Your final code looks weird. Why shuffle and then do a bytewise shift of the entire register? Instead, set up you shuffle control mask to put things in the right place to start with.
Also, packusdw
doesn't convert full-range 32bit to full-range 16bit. It saturates (to 0xffff) any 32bit element greater than 2^16-1. So you have to right-shift the data yourself, to go from 24bit full range to 16bit full range. (In audio, the conversion from 16 to 24 bits is done by adding 8 zero bits as least-signifcant bits, not most-significant.)
Anyway, the implication of this is that we want to pack the high 16b of every 24bits of input back-to-back. We can just do this with a shuffle.
//__m128i shuffleMask = _mm_setr_epi8(-1,0,1,2,-1,3,4,5,-1,6,7,8,-1,9,10,11);
// setr takes its args in reverse order, so right-shift by 2 bytes -> move the first 2 args
//__m128i shiftedMask = _mm_setr_epi8(1,2,-1,3,4,5,-1,6,7,8,-1,9,10,11,-1,-1);
// could get 10B, but packing that into the output would be slower
__m128i mask_lo = _mm_setr_epi8( 1,2, 4,5, 7,8, 10,11,
-1,-1, -1,-1, -1,-1, -1,-1);
// __m128i mask_hi = _mm_setr_epi8(-1,-1, -1,-1, -1,-1, -1,-1,
// 1,2, 4,5, 7,8, 10,11);
// generate this from mask_lo instead of using more storage space
... pointer setup
movdqu xmm3, xmmword ptr [mask_lo]
pshufd xmm4, xmm3, 0x4E // swap high/low halves
convertloop:
movdqu xmm0, [eax] // read 4 samples
pshufb xmm0, xmm3 // low 8B = 24->16 of first 12B, high8 = 0
movdqu xmm1, [eax + 12] // read next 4 samples
pshufb xmm1, xmm4 // high 8B = 2nd chunk of audio, low8 = 0
por xmm1, xmm0 // merge the two halves
movdqu [edi], xmm1 // write 8 samples
add eax, 24
lea edi, [edi + 16]
sub ecx, 24
jg convertloop
Also, be careful about reading past the end of the array.

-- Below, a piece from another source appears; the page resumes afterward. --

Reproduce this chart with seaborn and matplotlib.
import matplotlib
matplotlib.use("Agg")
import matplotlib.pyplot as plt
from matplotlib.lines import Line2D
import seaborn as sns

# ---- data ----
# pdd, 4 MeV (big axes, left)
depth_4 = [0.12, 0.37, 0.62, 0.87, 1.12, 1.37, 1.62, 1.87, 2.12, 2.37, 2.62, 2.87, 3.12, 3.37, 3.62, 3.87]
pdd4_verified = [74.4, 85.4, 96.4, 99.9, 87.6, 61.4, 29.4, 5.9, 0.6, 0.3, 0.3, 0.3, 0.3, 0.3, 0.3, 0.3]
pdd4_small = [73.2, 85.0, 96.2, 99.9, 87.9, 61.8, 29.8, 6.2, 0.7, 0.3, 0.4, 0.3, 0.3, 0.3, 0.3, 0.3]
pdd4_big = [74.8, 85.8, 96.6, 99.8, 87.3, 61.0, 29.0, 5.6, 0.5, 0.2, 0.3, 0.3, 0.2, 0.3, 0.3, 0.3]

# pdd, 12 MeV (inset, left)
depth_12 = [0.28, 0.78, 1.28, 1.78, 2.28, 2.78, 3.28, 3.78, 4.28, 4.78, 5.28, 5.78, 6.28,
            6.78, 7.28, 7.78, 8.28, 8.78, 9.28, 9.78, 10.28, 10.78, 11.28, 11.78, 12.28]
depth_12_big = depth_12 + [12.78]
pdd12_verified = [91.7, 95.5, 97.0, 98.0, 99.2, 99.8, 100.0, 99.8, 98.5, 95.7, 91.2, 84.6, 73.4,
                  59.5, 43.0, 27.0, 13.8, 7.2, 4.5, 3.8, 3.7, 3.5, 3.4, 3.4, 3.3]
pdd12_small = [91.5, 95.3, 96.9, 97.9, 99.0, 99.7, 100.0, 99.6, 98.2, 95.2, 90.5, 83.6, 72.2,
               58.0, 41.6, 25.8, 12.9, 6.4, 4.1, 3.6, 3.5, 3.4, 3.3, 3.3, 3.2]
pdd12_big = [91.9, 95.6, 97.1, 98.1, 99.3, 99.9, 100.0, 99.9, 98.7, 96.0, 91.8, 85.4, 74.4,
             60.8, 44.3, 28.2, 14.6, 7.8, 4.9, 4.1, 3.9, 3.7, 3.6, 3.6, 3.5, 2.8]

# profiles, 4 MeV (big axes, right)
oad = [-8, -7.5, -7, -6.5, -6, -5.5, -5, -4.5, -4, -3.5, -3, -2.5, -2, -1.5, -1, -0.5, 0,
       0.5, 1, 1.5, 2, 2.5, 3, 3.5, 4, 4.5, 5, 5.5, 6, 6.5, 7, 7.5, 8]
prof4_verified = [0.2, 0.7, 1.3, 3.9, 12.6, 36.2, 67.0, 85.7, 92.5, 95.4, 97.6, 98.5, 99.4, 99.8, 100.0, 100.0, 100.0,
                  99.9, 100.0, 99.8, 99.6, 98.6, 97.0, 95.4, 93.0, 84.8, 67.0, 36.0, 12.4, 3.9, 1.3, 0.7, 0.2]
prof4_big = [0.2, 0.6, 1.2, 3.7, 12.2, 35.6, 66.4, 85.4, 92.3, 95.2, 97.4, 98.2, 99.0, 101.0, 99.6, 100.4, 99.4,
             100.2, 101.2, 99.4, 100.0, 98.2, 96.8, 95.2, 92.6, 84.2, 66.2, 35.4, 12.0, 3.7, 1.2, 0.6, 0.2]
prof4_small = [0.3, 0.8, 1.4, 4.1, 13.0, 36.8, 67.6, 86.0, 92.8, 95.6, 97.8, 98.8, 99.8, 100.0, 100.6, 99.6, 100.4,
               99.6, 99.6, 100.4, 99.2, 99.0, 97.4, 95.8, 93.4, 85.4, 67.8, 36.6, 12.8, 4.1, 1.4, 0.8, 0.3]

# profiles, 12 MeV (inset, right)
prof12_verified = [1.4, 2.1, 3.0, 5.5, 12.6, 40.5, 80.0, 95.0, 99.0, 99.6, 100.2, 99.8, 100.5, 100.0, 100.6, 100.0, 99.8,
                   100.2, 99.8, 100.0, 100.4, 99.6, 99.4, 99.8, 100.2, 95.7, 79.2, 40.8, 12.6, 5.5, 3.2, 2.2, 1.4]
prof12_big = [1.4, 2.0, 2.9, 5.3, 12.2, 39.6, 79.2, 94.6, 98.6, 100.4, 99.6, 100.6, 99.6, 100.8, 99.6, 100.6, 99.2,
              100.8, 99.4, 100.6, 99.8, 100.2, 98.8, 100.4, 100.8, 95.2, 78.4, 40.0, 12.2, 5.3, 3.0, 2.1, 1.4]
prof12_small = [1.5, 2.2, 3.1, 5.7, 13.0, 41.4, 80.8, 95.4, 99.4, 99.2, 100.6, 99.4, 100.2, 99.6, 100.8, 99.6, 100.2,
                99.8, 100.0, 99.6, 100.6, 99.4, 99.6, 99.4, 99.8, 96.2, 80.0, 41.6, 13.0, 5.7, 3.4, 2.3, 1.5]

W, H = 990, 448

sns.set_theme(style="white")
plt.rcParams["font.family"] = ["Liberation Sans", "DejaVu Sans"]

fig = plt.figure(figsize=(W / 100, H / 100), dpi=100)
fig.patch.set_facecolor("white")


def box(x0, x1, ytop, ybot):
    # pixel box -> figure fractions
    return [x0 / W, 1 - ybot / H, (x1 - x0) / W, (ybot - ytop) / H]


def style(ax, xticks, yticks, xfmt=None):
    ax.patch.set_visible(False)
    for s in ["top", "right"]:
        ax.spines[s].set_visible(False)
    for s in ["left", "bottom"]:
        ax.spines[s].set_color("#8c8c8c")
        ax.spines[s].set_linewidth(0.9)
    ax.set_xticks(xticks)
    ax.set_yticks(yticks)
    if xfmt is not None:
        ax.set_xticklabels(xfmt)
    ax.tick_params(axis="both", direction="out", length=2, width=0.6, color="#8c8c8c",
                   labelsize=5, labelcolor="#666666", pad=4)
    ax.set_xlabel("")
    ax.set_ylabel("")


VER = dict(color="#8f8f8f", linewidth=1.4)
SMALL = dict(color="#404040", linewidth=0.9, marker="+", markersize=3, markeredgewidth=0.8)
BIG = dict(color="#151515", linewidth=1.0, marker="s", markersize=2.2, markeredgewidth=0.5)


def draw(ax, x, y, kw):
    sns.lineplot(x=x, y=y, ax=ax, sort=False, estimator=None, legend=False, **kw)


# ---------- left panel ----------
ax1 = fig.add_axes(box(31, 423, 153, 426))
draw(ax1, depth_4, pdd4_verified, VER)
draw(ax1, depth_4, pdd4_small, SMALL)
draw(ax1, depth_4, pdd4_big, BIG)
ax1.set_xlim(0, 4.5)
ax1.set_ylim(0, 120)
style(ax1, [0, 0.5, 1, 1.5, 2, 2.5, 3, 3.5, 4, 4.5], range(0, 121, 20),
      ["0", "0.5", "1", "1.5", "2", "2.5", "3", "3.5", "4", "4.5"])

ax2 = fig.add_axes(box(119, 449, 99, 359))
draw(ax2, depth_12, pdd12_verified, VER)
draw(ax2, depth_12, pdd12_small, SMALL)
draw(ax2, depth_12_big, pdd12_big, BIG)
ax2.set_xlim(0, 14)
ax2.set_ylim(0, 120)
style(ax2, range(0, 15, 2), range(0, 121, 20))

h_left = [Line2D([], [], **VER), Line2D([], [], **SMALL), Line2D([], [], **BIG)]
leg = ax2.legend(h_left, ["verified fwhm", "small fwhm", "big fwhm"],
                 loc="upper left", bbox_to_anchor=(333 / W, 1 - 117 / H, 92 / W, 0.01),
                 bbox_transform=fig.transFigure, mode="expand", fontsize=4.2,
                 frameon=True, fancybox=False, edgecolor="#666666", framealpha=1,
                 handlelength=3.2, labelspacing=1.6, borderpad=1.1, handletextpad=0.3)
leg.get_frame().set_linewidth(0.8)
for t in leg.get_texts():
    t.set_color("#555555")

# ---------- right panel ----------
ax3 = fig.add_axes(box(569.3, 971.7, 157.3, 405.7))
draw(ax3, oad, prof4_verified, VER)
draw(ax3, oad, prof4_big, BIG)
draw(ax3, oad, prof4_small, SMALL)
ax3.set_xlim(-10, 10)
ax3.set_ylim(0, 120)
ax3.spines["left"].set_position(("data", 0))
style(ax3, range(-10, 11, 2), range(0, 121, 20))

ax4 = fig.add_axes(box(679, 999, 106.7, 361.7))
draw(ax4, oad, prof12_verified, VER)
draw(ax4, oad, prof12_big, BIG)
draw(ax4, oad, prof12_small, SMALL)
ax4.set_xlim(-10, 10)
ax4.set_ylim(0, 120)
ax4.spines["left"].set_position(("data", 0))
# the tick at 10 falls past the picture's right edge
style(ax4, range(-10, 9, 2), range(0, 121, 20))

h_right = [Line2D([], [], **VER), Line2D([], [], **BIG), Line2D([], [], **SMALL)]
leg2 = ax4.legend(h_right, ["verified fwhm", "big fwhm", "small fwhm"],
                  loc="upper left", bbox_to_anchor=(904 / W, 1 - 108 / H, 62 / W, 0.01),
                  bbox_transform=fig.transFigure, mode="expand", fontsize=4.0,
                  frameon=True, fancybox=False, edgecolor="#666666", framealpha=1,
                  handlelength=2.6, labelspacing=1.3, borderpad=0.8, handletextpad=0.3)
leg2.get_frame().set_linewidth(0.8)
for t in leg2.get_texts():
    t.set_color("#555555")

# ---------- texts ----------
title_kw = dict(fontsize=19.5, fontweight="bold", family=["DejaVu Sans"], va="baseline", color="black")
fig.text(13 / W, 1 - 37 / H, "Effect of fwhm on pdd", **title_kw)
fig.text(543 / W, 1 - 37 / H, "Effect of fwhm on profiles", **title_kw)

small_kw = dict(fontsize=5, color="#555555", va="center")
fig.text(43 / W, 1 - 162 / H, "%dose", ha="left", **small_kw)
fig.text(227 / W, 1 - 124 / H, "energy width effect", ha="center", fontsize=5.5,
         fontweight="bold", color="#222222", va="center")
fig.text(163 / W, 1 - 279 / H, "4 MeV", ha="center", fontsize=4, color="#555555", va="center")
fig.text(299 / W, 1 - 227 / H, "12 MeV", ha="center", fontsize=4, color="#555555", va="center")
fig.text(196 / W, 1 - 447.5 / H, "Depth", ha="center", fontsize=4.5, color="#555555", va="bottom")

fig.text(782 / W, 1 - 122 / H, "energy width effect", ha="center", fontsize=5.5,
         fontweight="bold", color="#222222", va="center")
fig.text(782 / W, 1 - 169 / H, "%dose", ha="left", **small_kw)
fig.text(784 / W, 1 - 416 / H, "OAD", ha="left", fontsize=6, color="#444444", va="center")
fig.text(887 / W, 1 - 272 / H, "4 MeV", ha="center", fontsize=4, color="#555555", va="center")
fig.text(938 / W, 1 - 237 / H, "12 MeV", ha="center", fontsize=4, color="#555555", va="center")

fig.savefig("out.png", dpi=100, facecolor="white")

Each movdqu
reads 16B, but you only use the first 12.
I could have used the same mask twice, and used PUNPCKLQDQ
to put the high 8B into the top half of the reg holding the low 8B. However, punpck
instructions compete for the same port as pshufb
. (ports 1, 5 on Nehalem/Sandybridge/IvyBridge, port 5 only on Haswell.) por
can run on any of ports 0,1,5, even on Haswell, so it doesn't create a port5 bottleneck problem.
Loop overhead is too high without unrolling to saturate port5 even on Haswell, but it's close. (9 fused-domain uops, 2 of them requiring port5. There's no loop-carried dependency, and enough of the uops are loads/stores that 4uops per cycle should be possible.) Unrolling by 2 or 3 should do the trick. Nehalem/Sandybridge/Ivybridge won't bottleneck on execution ports, since they can shuffle on two ports. Core2 takes 4 uops for PSHUFB
, and can only sustain 1 per 2 cycles, but it's still the fastest way to do this data movement. Penryn (aka wolfdale) should be fast for this too, but I haven't looked at details. Decoder throughput will be an issue on pre-Nehalem, though.
So if everything's in L1 cache, we can generate 16B of 16b audio per 2 cycles. (Or less, with some unrolling, on pre-Haswell.)
AMD CPUs (e.g. Steamroller) also have pshufb
on the same port as punpck
, while booleans can run on either of the other 2 vector ports, so it's the same situation. Shuffles are higher latency than on Intel, but throughput is still 1 per cycle.
If you want proper rounding instead of truncation, add something like 2^7 to the samples before truncation. (Probably requiring some sign-adjustment.) If you want dithering, you need something even more complex, and should google that up, or look for a library implementation. Audacity is open source, so you could look at how they do it.